Amr Moussa – the chairman of the (fifty-member) Committee of Fifty tasked with amending the 2012 Islamist constitution – appeared in multiple televised interviews to tell about the importance of the new amended constitution for the future of Egypt. He talked about how the new constitution guarantees that Egypt will have a “civilian government” and will promote the creation of a “democratic and modern country.” He stressed that Egypt will have no military or theocratic government. He also listed several articles that will guarantee freedom for Egyptians, including freedom of religion and freedom of expression.
A closer look at the constitution itself reveals that it is not the freedom-promoting document Moussa describes it as being.

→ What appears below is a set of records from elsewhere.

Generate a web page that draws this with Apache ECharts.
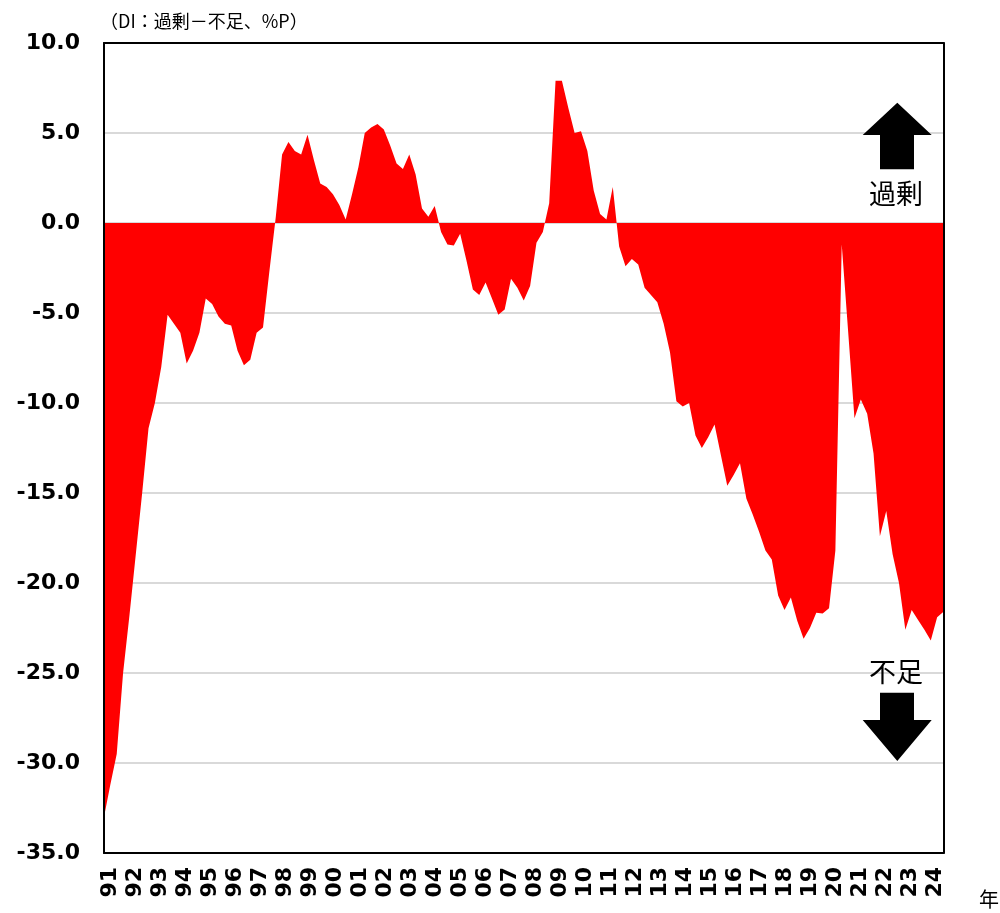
<!DOCTYPE html>
<html>
<head>
<meta charset="utf-8">
<script src="https://cdn.jsdelivr.net/npm/echarts@6/dist/echarts.min.js"></script>
<style>
html,body{margin:0;padding:0;background:#ffffff;}
#chart{width:1000px;height:913px;}
</style>
</head>
<body>
<div id="chart"></div>
<script>
// Year tick labels shown under the axis
const yearLabels = ['91','92','93','94','95','96','97','98','99','00','01','02','03','04','05','06','07','08','09','10','11','12','13','14','15','16','17','18','19','20','21','22','23','24'];

// Quarterly categories (first survey: 1991 Q2, last: 2024 Q2)
const firstQuarter = 2;
const lastQuarter = 2;

// DI (excess - shortage, %P), one value per quarter
const diValues = [
  -33.0, -31.2, -29.5,                 // 91
  -25.0, -21.8, -18.4, -15.0,          // 92
  -11.4, -10.0, -8.0, -5.1,            // 93
  -5.6, -6.1, -7.8, -7.1,              // 94
  -6.1, -4.2, -4.5, -5.2,              // 95
  -5.6, -5.7, -7.1, -7.9,              // 96
  -7.6, -6.1, -5.8, -2.7,              // 97
  0.3, 3.8, 4.5, 4.0,                  // 98
  3.8, 4.9, 3.5, 2.2,                  // 99
  2.0, 1.6, 1.0, 0.2,                  // 00
  1.6, 3.1, 5.0, 5.3,                  // 01
  5.5, 5.2, 4.3, 3.3,                  // 02
  3.0, 3.8, 2.7, 0.8,                  // 03
  0.35, 0.95, -0.5, -1.2,              // 04
  -1.25, -0.6, -2.1, -3.7,             // 05
  -4.0, -3.3, -4.2, -5.1,              // 06
  -4.8, -3.1, -3.6, -4.3,              // 07
  -3.5, -1.1, -0.5, 1.1,               // 08
  7.9, 7.9, 6.4, 5.0,                  // 09
  5.1, 4.0, 1.8, 0.5,                  // 10
  0.2, 2.0, -1.3, -2.4,                // 11
  -2.0, -2.3, -3.6, -4.0,              // 12
  -4.4, -5.6, -7.2, -9.9,              // 13
  -10.2, -10.0, -11.8, -12.5,          // 14
  -11.9, -11.2, -12.9, -14.6,          // 15
  -14.0, -13.35, -15.3, -16.2,         // 16
  -17.15, -18.2, -18.7, -20.7,         // 17
  -21.5, -20.8, -22.1, -23.1,          // 18
  -22.5, -21.65, -21.7, -21.4,         // 19
  -18.2, -1.2, -6.0, -10.85,           // 20
  -9.8, -10.6, -12.8, -17.4,           // 21
  -16.0, -18.4, -20.0, -22.6,          // 22
  -21.5, -22.05, -22.6, -23.2,         // 23
  -21.9, -21.6                         // 24
];

const yMin = -35, yMax = 10, yStep = 5;

// build category names (library input)
const categories = [];
yearLabels.forEach(function (yy, yi) {
  for (let q = 1; q <= 4; q++) {
    if (yi === 0 && q < firstQuarter) continue;
    if (yi === yearLabels.length - 1 && q > lastQuarter) continue;
    categories.push(yy + 'Q' + q);
  }
});

const chart = echarts.init(document.getElementById('chart'), null, {renderer: 'canvas'});

const boldFont = 'DejaVu Sans';
const jpFont = '"Noto Sans CJK JP", "Noto Sans", sans-serif';

const frameLine = {show: true, onZero: false, lineStyle: {color: '#000000', width: 2}};
const hiddenParts = {axisTick: {show: false}, axisLabel: {show: false}, splitLine: {show: false}};

const option = {
  animation: false,
  backgroundColor: '#ffffff',
  title: {
    text: '（DI：過剰－不足、%P）',
    left: 95,
    top: 7,
    textStyle: {fontFamily: jpFont, fontSize: 18, fontWeight: 'normal', color: '#000000'}
  },
  grid: [
    {left: 104, right: 56.5, top: 43, bottom: 60, show: false},
    {left: 97.5, right: 52.5, top: 43, bottom: 60, show: false}
  ],
  xAxis: [
    Object.assign({
      type: 'category', gridIndex: 0, data: categories, boundaryGap: false, position: 'bottom', z: 10,
      axisLine: frameLine
    }, hiddenParts),
    Object.assign({
      type: 'category', gridIndex: 0, data: categories, boundaryGap: false, position: 'top', z: 10,
      axisLine: frameLine
    }, hiddenParts),
    {
      type: 'category', gridIndex: 1, data: yearLabels, boundaryGap: true,
      axisLine: {show: false}, axisTick: {show: false}, splitLine: {show: false},
      axisLabel: {
        show: true, interval: 0, rotate: 90, margin: 14,
        fontFamily: boldFont, fontWeight: 'bold', fontSize: 22, color: '#000000'
      }
    }
  ],
  yAxis: [
    {
      type: 'value', gridIndex: 0, min: yMin, max: yMax, interval: yStep,
      axisLine: {show: false}, axisTick: {show: false},
      splitLine: {show: true, lineStyle: {color: '#d9d9d9', width: 2}},
      axisLabel: {
        margin: 24, fontFamily: boldFont, fontWeight: 'bold', fontSize: 22, color: '#000000',
        formatter: function (v) { return v.toFixed(1); }
      }
    },
    Object.assign({
      type: 'value', gridIndex: 0, min: yMin, max: yMax, position: 'left', z: 10,
      axisLine: frameLine
    }, hiddenParts),
    Object.assign({
      type: 'value', gridIndex: 0, min: yMin, max: yMax, position: 'right', z: 10,
      axisLine: frameLine
    }, hiddenParts),
    {
      type: 'value', gridIndex: 1, show: false
    }
  ],
  series: [
    {
      type: 'line', xAxisIndex: 0, yAxisIndex: 0, data: diValues,
      symbol: 'none', smooth: false, z: 2,
      lineStyle: {width: 0, color: '#ff0000'},
      areaStyle: {color: '#ff0000', opacity: 1}
    }
  ],
  graphic: [
    {type: 'polygon', z: 20, shape: {points: [[897.3, 102.7], [931.7, 135], [914, 135], [914, 169.3], [880, 169.3], [880, 135], [862.7, 135]]}, style: {fill: '#000000'}},
    {type: 'text', z: 20, left: 869, top: 180, style: {text: '過剰', font: '27px "Noto Sans CJK JP"', fill: '#000000'}},
    {type: 'text', z: 20, left: 869, top: 658, style: {text: '不足', font: '27px "Noto Sans CJK JP"', fill: '#000000'}},
    {type: 'polygon', z: 20, shape: {points: [[880, 692.7], [914, 692.7], [914, 720], [931.7, 720], [897.3, 761], [862.7, 720], [880, 720]]}, style: {fill: '#000000'}},
    {type: 'text', z: 20, left: 979, top: 889, style: {text: '年', font: '20px "Noto Sans CJK JP"', fill: '#000000'}}
  ]
};

chart.setOption(option);
</script>
</body>
</html>
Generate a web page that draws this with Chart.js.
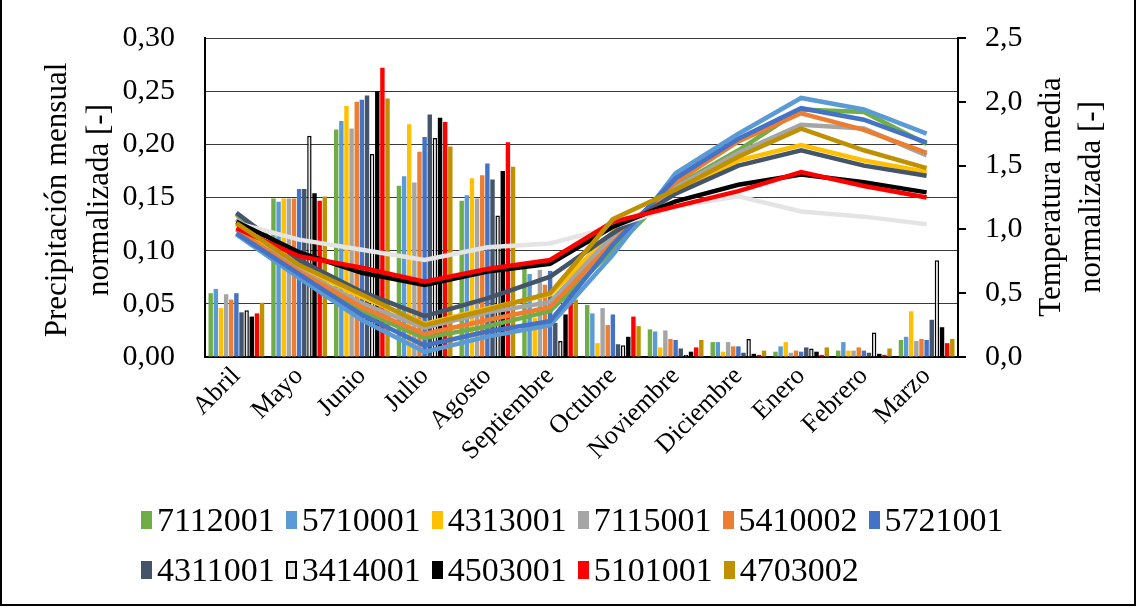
<!DOCTYPE html>
<html>
<head>
<meta charset="utf-8">
<script src="https://cdn.jsdelivr.net/npm/chart.js@4/dist/chart.umd.min.js"></script>
<style>
  html, body { margin: 0; padding: 0; background: #fff; }
  #wrap { position: relative; width: 1136px; height: 608px; overflow: hidden; }
  #c { position: absolute; left: 0; top: 0; }
  #frame { position: absolute; left: 0; top: 0; width: 1132px; height: 604px;
           border-left: 2px solid #000; border-right: 2px solid #000; border-bottom: 2px solid #000; pointer-events: none; }
  .leg { position: absolute; font-family: "Liberation Serif", "Times New Roman", serif; font-size: 34px;
         color: #000; white-space: nowrap; display: flex; align-items: center; }
  .leg .it { display: flex; align-items: center; margin-right: 11px; }
  .leg .bx { width: 11px; height: 18px; margin-right: 5px; box-sizing: border-box; }
</style>
</head>
<body>
<div id="wrap">
  <canvas id="c" width="1136" height="608"></canvas>
  <div id="frame"></div>
  <div class="leg" id="leg1" style="left:141px; top:501px;"></div>
  <div class="leg" id="leg2" style="left:141px; top:551px;"></div>
</div>
<script>
// ---- data ----
const months = ['Abril','Mayo','Junio','Julio','Agosto','Septiembre','Octubre','Noviembre','Diciembre','Enero','Febrero','Marzo'];
const stations = ['7112001','5710001','4313001','7115001','5410002','5721001','4311001','3414001','4503001','5101001','4703002'];

// Precipitación mensual normalizada [-]
const p7112001 = [0.060,0.149,0.214,0.161,0.147,0.083,0.049,0.026,0.014,0.005,0.006,0.016];
const p5710001 = [0.064,0.146,0.222,0.170,0.152,0.078,0.041,0.024,0.014,0.010,0.014,0.019];
const p4313001 = [0.046,0.149,0.236,0.219,0.168,0.037,0.013,0.009,0.005,0.014,0.006,0.043];
const p7115001 = [0.059,0.149,0.215,0.164,0.149,0.082,0.046,0.025,0.014,0.004,0.006,0.015];
const p5410002 = [0.054,0.149,0.240,0.193,0.171,0.068,0.030,0.017,0.010,0.006,0.009,0.017];
const p5721001 = [0.060,0.158,0.242,0.207,0.182,0.081,0.040,0.016,0.010,0.005,0.006,0.016];
const p4311001 = [0.042,0.158,0.246,0.228,0.167,0.032,0.012,0.008,0.004,0.009,0.004,0.035];
const p3414001 = [0.044,0.208,0.191,0.206,0.133,0.015,0.011,0.002,0.017,0.008,0.023,0.091];
const p4503001 = [0.038,0.154,0.250,0.225,0.175,0.040,0.019,0.005,0.003,0.005,0.003,0.028];
const p5101001 = [0.041,0.147,0.272,0.221,0.202,0.052,0.038,0.009,0.002,0.002,0.002,0.013];
const p4703002 = [0.051,0.151,0.243,0.198,0.179,0.054,0.029,0.016,0.006,0.009,0.008,0.017];

// Temperatura media normalizada [-]
const t7112001 = [1.12,0.64,0.36,0.15,0.24,0.36,0.84,1.34,1.62,1.94,1.92,1.67];
const t5710001 = [0.96,0.62,0.29,0.04,0.16,0.25,0.80,1.44,1.75,2.03,1.94,1.75];
const t4313001 = [1.04,0.71,0.47,0.26,0.38,0.49,0.98,1.30,1.54,1.66,1.54,1.45];
const t7115001 = [1.08,0.68,0.42,0.23,0.35,0.43,0.95,1.33,1.60,1.82,1.79,1.58];
const t5410002 = [1.00,0.67,0.39,0.18,0.29,0.39,0.90,1.37,1.69,1.91,1.78,1.60];
const t5721001 = [0.97,0.65,0.33,0.09,0.20,0.28,0.88,1.40,1.71,1.95,1.86,1.68];
const t4311001 = [1.13,0.76,0.51,0.32,0.46,0.63,0.97,1.28,1.50,1.62,1.50,1.42];
const t3414001 = [1.05,0.92,0.84,0.76,0.86,0.89,1.02,1.18,1.26,1.14,1.10,1.04];
const t4503001 = [1.06,0.82,0.66,0.565,0.67,0.73,1.02,1.22,1.35,1.43,1.37,1.29];
const t5101001 = [1.01,0.79,0.70,0.59,0.69,0.76,1.06,1.18,1.30,1.45,1.34,1.25];
const t4703002 = [1.05,0.72,0.49,0.25,0.37,0.50,1.08,1.31,1.57,1.79,1.62,1.48];

const precip = [p7112001,p5710001,p4313001,p7115001,p5410002,p5721001,p4311001,p3414001,p4503001,p5101001,p4703002];
const temp   = [t7112001,t5710001,t4313001,t7115001,t5410002,t5721001,t4311001,t3414001,t4503001,t5101001,t4703002];

const leftTicks = [0, 0.05, 0.10, 0.15, 0.20, 0.25, 0.30];
const rightTicks = [0, 0.5, 1.0, 1.5, 2.0, 2.5];

// ---- styles ----
const barColors  = ['#70ad47','#5b9bd5','#ffc000','#a5a5a5','#ed7d31','#4472c4','#44546a','#e7e6e6','#000000','#ff0000','#bf9000'];
const lineColors = ['#70ad47','#5b9bd5','#ffc000','#a5a5a5','#ed7d31','#4472c4','#44546a','#e4e4e4','#000000','#ff0000','#bf9000'];
const SERIF = '"Liberation Serif", "Times New Roman", serif';

const datasets = [];
stations.forEach((s, i) => {
  const outlined = s === '3414001';
  datasets.push({
    type: 'bar', label: s, data: precip[i], yAxisID: 'y', order: 100,
    backgroundColor: barColors[i],
    borderColor: outlined ? '#000' : barColors[i],
    borderWidth: outlined ? 1.5 : 0,
    categoryPercentage: 0.9, barPercentage: 0.86
  });
});
stations.forEach((s, i) => {
  datasets.push({
    type: 'line', label: 'T ' + s, data: temp[i], yAxisID: 'y1', order: 50 - i,
    borderColor: lineColors[i], backgroundColor: lineColors[i],
    borderWidth: 4.5, pointRadius: 0, tension: 0, fill: false
  });
});

const comma = (v, d) => Number(v).toFixed(d).replace('.', ',');

const titlesPlugin = {
  id: 'axisTitles',
  afterDraw(chart) {
    const ctx = chart.ctx;
    ctx.save();
    ctx.fillStyle = '#000';
    ctx.font = '31px ' + SERIF;
    ctx.textAlign = 'center';
    ctx.textBaseline = 'middle';
    const drawRot = (x, y, txt) => {
      ctx.save(); ctx.translate(x, y); ctx.rotate(-Math.PI / 2); ctx.fillText(txt, 0, 0); ctx.restore();
    };
    drawRot(58, 200, 'Precipitación mensual');
    drawRot(100, 200, 'normalizada [-]');
    drawRot(1052, 197, 'Temperatura media');
    drawRot(1092, 197, 'normalizada [-]');
    ctx.restore();
  }
};

new Chart(document.getElementById('c'), {
  data: { labels: months, datasets },
  options: {
    responsive: false, animation: false,
    layout: { padding: { top: 38, left: 0, right: 0, bottom: 0 } },
    plugins: { legend: { display: false }, tooltip: { enabled: false } },
    scales: {
      x: {
        grid: { display: false, drawTicks: false },
        border: { display: true, color: '#000', width: 2 },
        ticks: { color: '#000', font: { family: SERIF, size: 26 }, minRotation: 45, maxRotation: 45, padding: 4, autoSkip: false },
        afterFit(scale) { scale.height = 608 - 357; }
      },
      y: {
        position: 'left', min: 0, max: 0.30,
        afterBuildTicks(scale) { scale.ticks = leftTicks.map(v => ({ value: v })); },
        grid: { color: '#3a3a3a', lineWidth: 1, drawTicks: false },
        border: { display: true, color: '#000', width: 2 },
        ticks: { color: '#000', font: { family: SERIF, size: 30 }, padding: 30, callback: v => comma(v, 2) },
        afterFit(scale) { scale.width = 205; scale.paddingTop = 0; scale.paddingBottom = 0; }
      },
      y1: {
        position: 'right', min: 0, max: 2.5,
        afterBuildTicks(scale) { scale.ticks = rightTicks.map(v => ({ value: v })); },
        grid: { drawOnChartArea: false, drawTicks: true, tickLength: 8, color: '#000', lineWidth: 2 },
        border: { display: true, color: '#000', width: 2 },
        ticks: { color: '#000', font: { family: SERIF, size: 30 }, padding: 19, callback: v => comma(v, 1) },
        afterFit(scale) { scale.width = 1136 - 958; scale.paddingTop = 0; scale.paddingBottom = 0; }
      }
    }
  },
  plugins: [titlesPlugin]
});

// ---- HTML legend (bar series only) ----
function addItem(row, i) {
  const it = document.createElement('div'); it.className = 'it';
  const bx = document.createElement('div'); bx.className = 'bx';
  bx.style.background = barColors[i];
  if (stations[i] === '3414001') bx.style.border = '2px solid #000';
  const tx = document.createElement('span'); tx.textContent = stations[i];
  it.appendChild(bx); it.appendChild(tx); row.appendChild(it);
}
const r1 = document.getElementById('leg1'), r2 = document.getElementById('leg2');
stations.forEach((s, i) => addItem(i < 6 ? r1 : r2, i));
</script>
</body>
</html>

The amended constitution still includes Article Two of the previous constitution, which states that Islam is Egypt’s religion and that the “principles” of the Islamic Sharia law are the country’s main source of legislation. This clearly puts Egypt’s religious minorities, most notably the Coptic Christians, in a position of extreme vulnerability. When this was pointed out, Moussa stated that there was nothing to be done because the article had been approved unanimously by the Committee of Fifty, which included Coptic leaders. What Moussa failed to report, however, was that a Copt who served on the Committee of Fifty openly admitted on national television that he had caved into the demands of Islamists who want to turn Egypt into an Islamic theocracy.
Retaining Article Two is not the only problem with the constitution. It also places Egypt’s military beyond civilian oversight, rendering the phrase “civilian government” meaningless. This condition is a huge problem: Egypt’s armed forces have amassed an enormous and independent economic empire which includes gas stations, banquet halls, construction operations, factories, and vast tracts of land. Consequently, Egyptian generals are the feudal lords of modern Egypt; their underlings are their squires and scribes, and those outside the military are turned into defenseless peasants.
This arrangement is solidified by another part of the constitution that allows Egyptian civilians to be tried in a military court. In an effort to allay fear over this, Moussa stressed that civilians can only be tried in a military court in specific kinds of cases – when someone attacks a military buildings or equipment, for example.
But Major General Medhat Radwan Gazi, chief of military justice, contradicted Mr. Moussa. Gazi confirmed that disputes between civilians and the operators of military owned-businesses could be settled by a military court to protect the officers or soldiers who work and manage these businesses.
Gazi also said that there is no difference between an officer defending the country in a tank or pumping gas or managing a gas station. They are all officers of the armed forces, so any dispute with the public will be tried in military court. In sum, the proposed constitution entrenches a modern-day system of feudalism in the land of the Nile.
This plan is a disaster. Egypt has been under military rule for over 61 years, and emergency laws have been used for over 32 years of its recent history. Thousands of civilians have been tried and convicted in military courts for all kinds of charges. Gazi confirmed that the armed forces will continue governing Egypt for the foreseeable future.
One would think that in exchange for cementing the status of Egypt’s generals as modern-day Pharaohs, the new constitution would at least protect Egyptian citizens from an onslaught of theocratic extremism. It does not.